How I’m overcoming Imposter Syndrome
I (Larah Yearwood) was hired by Creative Access in October 2020 and I have been dealing with Imposter Syndrome throughout my employment. Here, I share my experience and some tips to help others navigate through the same issue.
Imposter Syndrome is something a lot of people struggle with. It is the internal belief that you are not good enough to be where you are. That you do not deserve to be where you are and that maybe, other people will realise you are not as good as you say you are. A completely false belief that for many of us can impact on our work, life, and relationships.
As a young black woman, I already face challenges in my life and career for where I want to go. Mixing Imposter Syndrome in with this makes life a little more complex. While Imposter Syndrome can vary with people, the general idea that you are not worthy of being where you are normally stays the same.
Before starting as the Marketing Assistant for Creative Access I was furloughed and then made redundant from my previous job, which was just devastating.
Anyone who has been made redundant will know the feeling, especially during the incredibly difficult year that 2020 was. I was lucky enough to actually be unemployed for only two weeks before finding work again at Creative Access.
Although I wasn’t aware at the time, it was then – on securing a new role – that my Imposter Syndrome started. 2020 was a rough year for us all and many people lost jobs. I felt that others who were still unemployed had more skills than I did; had worked for longer than I had; were older than me. And yet it was me that bounced back quickest. It didn’t feel right to me. It felt strange. I felt like I didn’t deserve to be hired so quickly. I carried these feelings with me into my job at Creative Access.
To be clear, I am fully qualified to do my job. I have a degree in English Literature and a master’s degree in Magazine Journalism, as well as lots of work experience. There isn’t a single reason why I can’t do this job. Yet Imposter Syndrome has held me back from achieving my full potential in this role so far. It stopped me from putting ideas forward that I know could and would work. It stopped me from questioning other suggestions. It also stopped me from recognising my own success and achievements in this role.

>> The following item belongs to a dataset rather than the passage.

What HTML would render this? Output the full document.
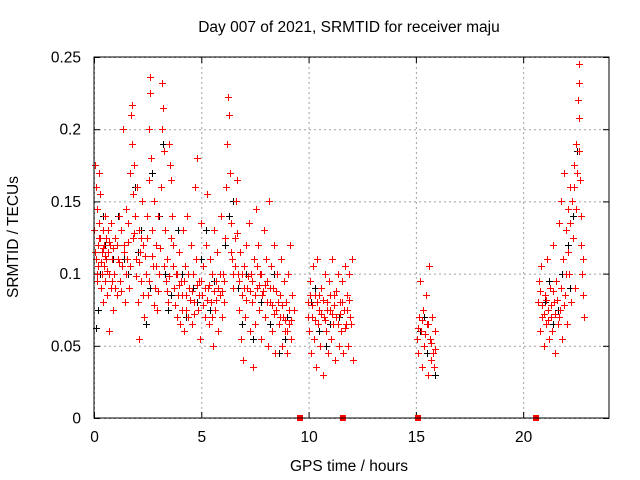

Instead, I questioned them. I questioned if my ideas were worth listening to and convinced myself that they weren’t. I questioned if I truly deserved the praise I was getting and if the work I’d produced was worthy of any commendation. Some may say I’m naturally hard on myself (and maybe I am) but every time I was praised, I truly felt like I didn’t deserve it. Instead, the praise and acknowledgments that were meant to boost my confidence ended up shattering it.
The self-doubt can be crippling. It wasn’t until I opened up to a colleague about how I was feeling that I was first informed about Imposter Syndrome. I then decided to some research and found that it’s very common. According to a report by Medical News Today, up to 82% of employees are impacted by Imposter Syndrome. 6 in 10 women experience it. Although the figures are eye-opening, I admit I was a little relieved to see that I wasn’t on my own and what I was feeling was recognised.

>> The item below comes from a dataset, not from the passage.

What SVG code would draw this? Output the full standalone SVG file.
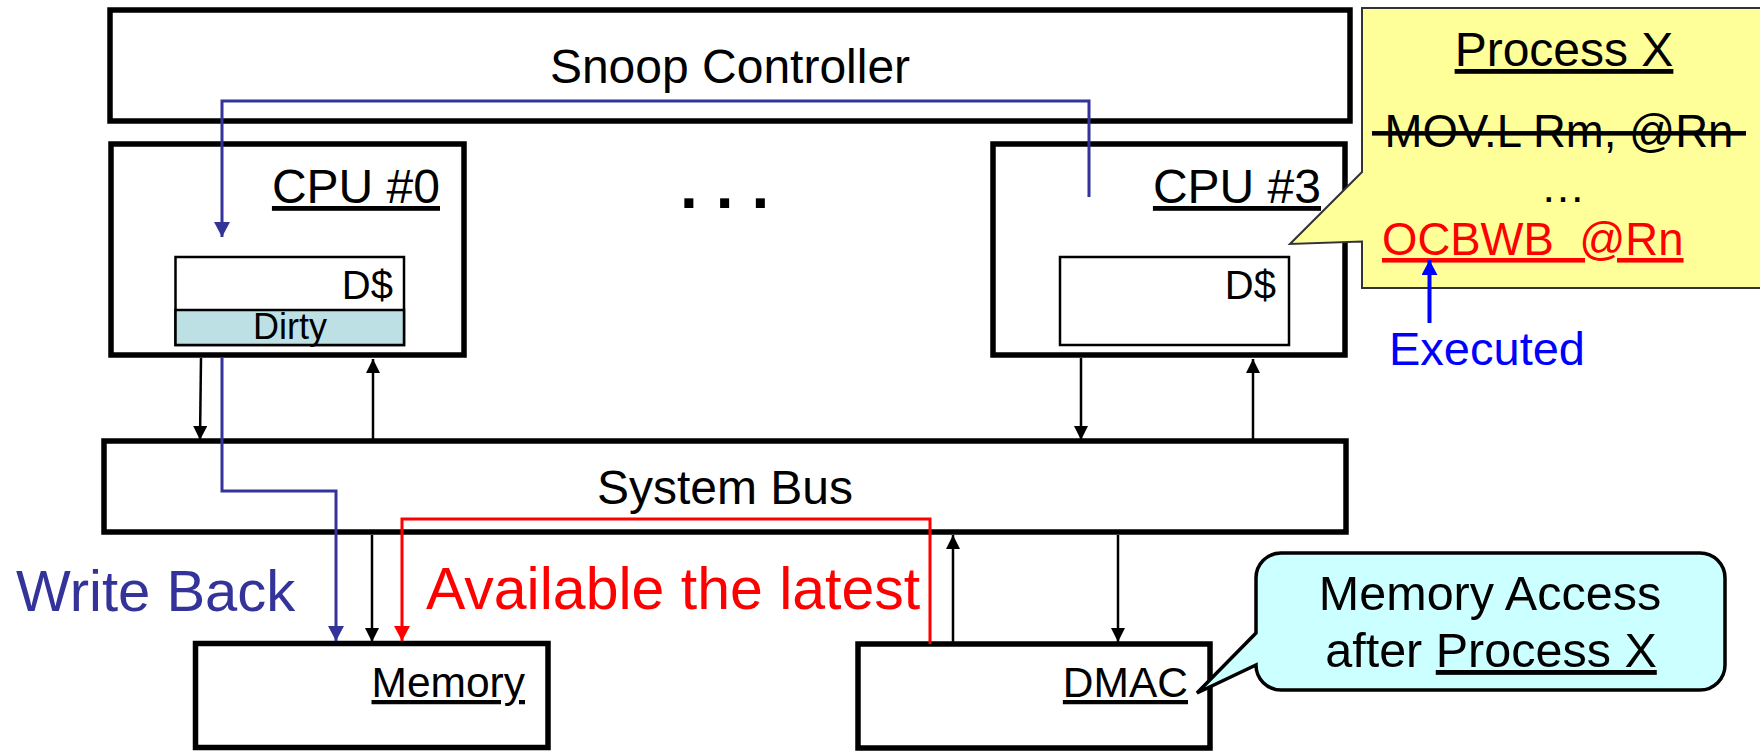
<svg xmlns="http://www.w3.org/2000/svg" width="1760" height="752" viewBox="0 0 1760 752">
  <style>
    text { font-family: "Liberation Sans", Arial, sans-serif; fill: #000; }
    .box { fill: #fff; stroke: #000; stroke-width: 5.5; }
    .cache { fill: #fff; stroke: #000; stroke-width: 2.5; }
    .big { font-size: 48px; }
    .mid { font-size: 42.5px; }
    .note { font-size: 48.5px; }
    .ul { text-decoration: underline; }
    .wire { fill: none; stroke: #000; stroke-width: 2.5; }
    .snoop { fill: none; stroke: #333399; stroke-width: 3; }
    .latest { fill: none; stroke: #ff0000; stroke-width: 3; }
  </style>
  <defs>
    <marker id="ahBlack" markerUnits="userSpaceOnUse" viewBox="0 0 14 14" refX="14" refY="7" markerWidth="14" markerHeight="14" orient="auto">
      <path d="M0,0 L14,7 L0,14 Z" fill="#000"/>
    </marker>
    <marker id="ahNavy" markerUnits="userSpaceOnUse" viewBox="0 0 15 16" refX="15" refY="8" markerWidth="15" markerHeight="16" orient="auto">
      <path d="M0,0 L15,8 L0,16 Z" fill="#333399"/>
    </marker>
    <marker id="ahRed" markerUnits="userSpaceOnUse" viewBox="0 0 15 16" refX="15" refY="8" markerWidth="15" markerHeight="16" orient="auto">
      <path d="M0,0 L15,8 L0,16 Z" fill="#ff0000"/>
    </marker>
    <marker id="ahBlue" markerUnits="userSpaceOnUse" viewBox="0 0 15 16" refX="15" refY="8" markerWidth="15" markerHeight="16" orient="auto">
      <path d="M0,0 L15,8 L0,16 Z" fill="#0000ff"/>
    </marker>
  </defs>

  <rect width="1760" height="752" fill="#fff"/>

  <!-- Snoop controller -->
  <g id="snoop-controller">
    <rect class="box" x="110" y="10" width="1240" height="111"/>
    <text class="big" x="730" y="83" text-anchor="middle">Snoop Controller</text>
  </g>

  <!-- CPU #0 with its data cache -->
  <g id="cpu0">
    <rect class="box" x="111" y="144" width="353" height="211"/>
    <text class="big ul" x="440" y="203" text-anchor="end">CPU #0</text>
    <rect class="cache" x="175.5" y="257" width="228.5" height="88"/>
    <rect x="175.5" y="310" width="228.5" height="35" fill="#bce0e3" stroke="#000" stroke-width="2.5"/>
    <text x="393" y="299" font-size="40" text-anchor="end">D$</text>
    <text x="290" y="339" font-size="36" text-anchor="middle">Dirty</text>
  </g>

  <!-- further CPUs -->
  <g id="ellipsis">
    <text x="680" y="208" font-size="64" font-weight="bold" letter-spacing="18">...</text>
  </g>

  <!-- CPU #3 with its data cache -->
  <g id="cpu3">
    <rect class="box" x="993" y="144" width="352" height="211"/>
    <text class="big ul" x="1321" y="203" text-anchor="end">CPU #3</text>
    <rect class="cache" x="1060" y="257" width="229" height="88"/>
    <text x="1276" y="299" font-size="40" text-anchor="end">D$</text>
  </g>

  <!-- System bus -->
  <g id="system-bus">
    <rect class="box" x="104" y="441" width="1242" height="91"/>
    <text class="big" x="725" y="504" text-anchor="middle">System Bus</text>
  </g>

  <!-- Memory -->
  <g id="memory">
    <rect class="box" x="195.5" y="643.5" width="352.5" height="104"/>
    <text class="mid ul" x="525" y="697" text-anchor="end">Memory</text>
  </g>

  <!-- DMA controller -->
  <g id="dmac">
    <rect class="box" x="858" y="644" width="352" height="104"/>
    <text class="mid ul" x="1188" y="697" text-anchor="end">DMAC</text>
  </g>

  <!-- Connectors -->
  <g id="connectors">
    <!-- CPU <-> bus -->
    <line class="wire" x1="201" y1="358" x2="200" y2="440" marker-end="url(#ahBlack)"/>
    <line class="wire" x1="373" y1="441" x2="373" y2="359" marker-end="url(#ahBlack)"/>
    <line class="wire" x1="1081" y1="358" x2="1081" y2="440" marker-end="url(#ahBlack)"/>
    <line class="wire" x1="1253" y1="441" x2="1253" y2="359" marker-end="url(#ahBlack)"/>
    <!-- bus <-> memory / DMAC -->
    <line class="wire" x1="372" y1="535" x2="372" y2="642" marker-end="url(#ahBlack)"/>
    <line class="wire" x1="953" y1="644" x2="953" y2="535" marker-end="url(#ahBlack)"/>
    <line class="wire" x1="1118" y1="535" x2="1118" y2="642" marker-end="url(#ahBlack)"/>
    <!-- snoop request from CPU #3 to CPU #0 -->
    <polyline class="snoop" points="1089,197 1089,101 222,101 222,237" marker-end="url(#ahNavy)"/>
    <!-- write back of the dirty line -->
    <polyline class="snoop" points="222,357 222,491 336,491 336,641" marker-end="url(#ahNavy)"/>
    <!-- DMAC reads the latest data -->
    <polyline class="latest" points="930,644 930,519 402,519 402,641" marker-end="url(#ahRed)"/>
  </g>

  <!-- Labels on connectors -->
  <g id="labels">
    <text x="16" y="611" font-size="58" style="fill:#333399">Write Back</text>
    <text x="426" y="609" font-size="59" style="fill:#ff0000">Available the latest</text>
  </g>

  <!-- Process X callout -->
  <g id="process-x">
    <path d="M1362,8 H1772 V288 H1362 V241.5 L1290,244 L1362,172 Z" fill="#ffff99" stroke="#333" stroke-width="2"/>
    <text x="1564" y="66" font-size="48" text-anchor="middle" class="ul">Process X</text>
    <text x="1559" y="147" font-size="45.5" text-anchor="middle" xml:space="preserve" style="white-space:pre;text-decoration:line-through"> MOV.L Rm, @Rn </text>
    <text x="1563" y="202" font-size="45" text-anchor="middle">…</text>
    <text x="1382" y="255" font-size="45.5" xml:space="preserve" style="white-space:pre;fill:#ff0000;text-decoration:underline">OCBWB  @Rn</text>
  </g>

  <!-- Executed marker -->
  <g id="executed">
    <line x1="1429.5" y1="323" x2="1429.5" y2="260" stroke="#0000ff" stroke-width="4" marker-end="url(#ahBlue)"/>
    <text x="1389" y="365" font-size="47" style="fill:#0000ff">Executed</text>
  </g>

  <!-- DMAC note callout -->
  <g id="dmac-note">
    <path d="M1281,553 H1700 A25,25 0 0 1 1725,578 V665 A25,25 0 0 1 1700,690 H1281 A25,25 0 0 1 1256,665 L1197,693 L1256,633 V578 A25,25 0 0 1 1281,553 Z" fill="#ccffff" stroke="#000" stroke-width="3.5"/>
    <text class="note" x="1490" y="610" text-anchor="middle">Memory Access</text>
    <text class="note" x="1491" y="667" text-anchor="middle">after <tspan class="ul">Process X</tspan></text>
  </g>
</svg>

I then decided to attend a training session that Creative Access ran about Imposter Syndrome. During this session, I was able to pinpoint when it first kicked in and what caused it. It allowed me to connect with others who also have similar experiences and realise once again that I’m not alone.
I know this is a journey and I’m gradually learning to let go of these feelings. My hope is that over time they’ll fade completely.

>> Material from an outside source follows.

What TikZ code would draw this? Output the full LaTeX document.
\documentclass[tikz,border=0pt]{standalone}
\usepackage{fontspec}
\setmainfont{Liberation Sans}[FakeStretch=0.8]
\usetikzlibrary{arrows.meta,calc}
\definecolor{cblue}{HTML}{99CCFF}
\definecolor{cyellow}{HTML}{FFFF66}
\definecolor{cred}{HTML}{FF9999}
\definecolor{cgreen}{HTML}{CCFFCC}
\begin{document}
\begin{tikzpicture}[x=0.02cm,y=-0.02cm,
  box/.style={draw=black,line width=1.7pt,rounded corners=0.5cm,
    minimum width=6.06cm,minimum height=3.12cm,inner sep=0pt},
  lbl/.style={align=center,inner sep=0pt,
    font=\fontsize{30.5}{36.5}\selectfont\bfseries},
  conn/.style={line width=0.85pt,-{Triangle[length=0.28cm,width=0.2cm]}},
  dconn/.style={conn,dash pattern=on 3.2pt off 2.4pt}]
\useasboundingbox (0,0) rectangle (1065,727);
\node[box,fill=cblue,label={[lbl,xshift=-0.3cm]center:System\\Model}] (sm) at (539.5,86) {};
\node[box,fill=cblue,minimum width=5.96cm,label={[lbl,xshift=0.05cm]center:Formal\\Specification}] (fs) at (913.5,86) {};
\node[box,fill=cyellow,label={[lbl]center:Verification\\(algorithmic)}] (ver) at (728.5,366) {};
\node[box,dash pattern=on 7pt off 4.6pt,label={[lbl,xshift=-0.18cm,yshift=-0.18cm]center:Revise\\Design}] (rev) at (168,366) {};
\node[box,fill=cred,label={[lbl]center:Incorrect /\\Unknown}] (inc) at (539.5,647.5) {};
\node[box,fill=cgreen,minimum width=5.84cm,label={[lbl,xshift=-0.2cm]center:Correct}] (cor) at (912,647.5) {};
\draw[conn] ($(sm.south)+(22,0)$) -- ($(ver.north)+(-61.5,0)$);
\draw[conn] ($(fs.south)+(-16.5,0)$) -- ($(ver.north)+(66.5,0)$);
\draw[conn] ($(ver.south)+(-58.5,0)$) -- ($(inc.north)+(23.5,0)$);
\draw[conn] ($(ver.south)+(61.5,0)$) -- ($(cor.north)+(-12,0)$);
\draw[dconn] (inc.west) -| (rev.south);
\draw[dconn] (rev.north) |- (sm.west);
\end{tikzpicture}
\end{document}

Top tips for anyone struggling with Imposter Syndrome
- If you feel able to, open up about it; Imposter Syndrome is shockingly common, and people will be more understanding than you think
- The more I read about it, the more I related to it and the more I was able to understand that I wasn’t alone.
- Don’t hide away. I thought hiding it and keeping it to myself was the best thing to do. It isn’t.
- Keep track of your success. Having a record will help you to recognise that your achievements are due to your talent and abilities and not just lucky flukes
- Embrace the praise because you deserve it
- Remember no one is perfect. Everyone makes mistakes
- Most importantly, remember your worth. We are not superhuman, but we do have the ability to be great at what we do. You deserve to be where you are.
I still have moments where I question myself and the praise I get, but I’m now able to quickly reassure myself that I do deserve the praise. That I do deserve to where I am today and that I am worthy of this job and what I do. I hope that by reading this, you are able to feel worthy too.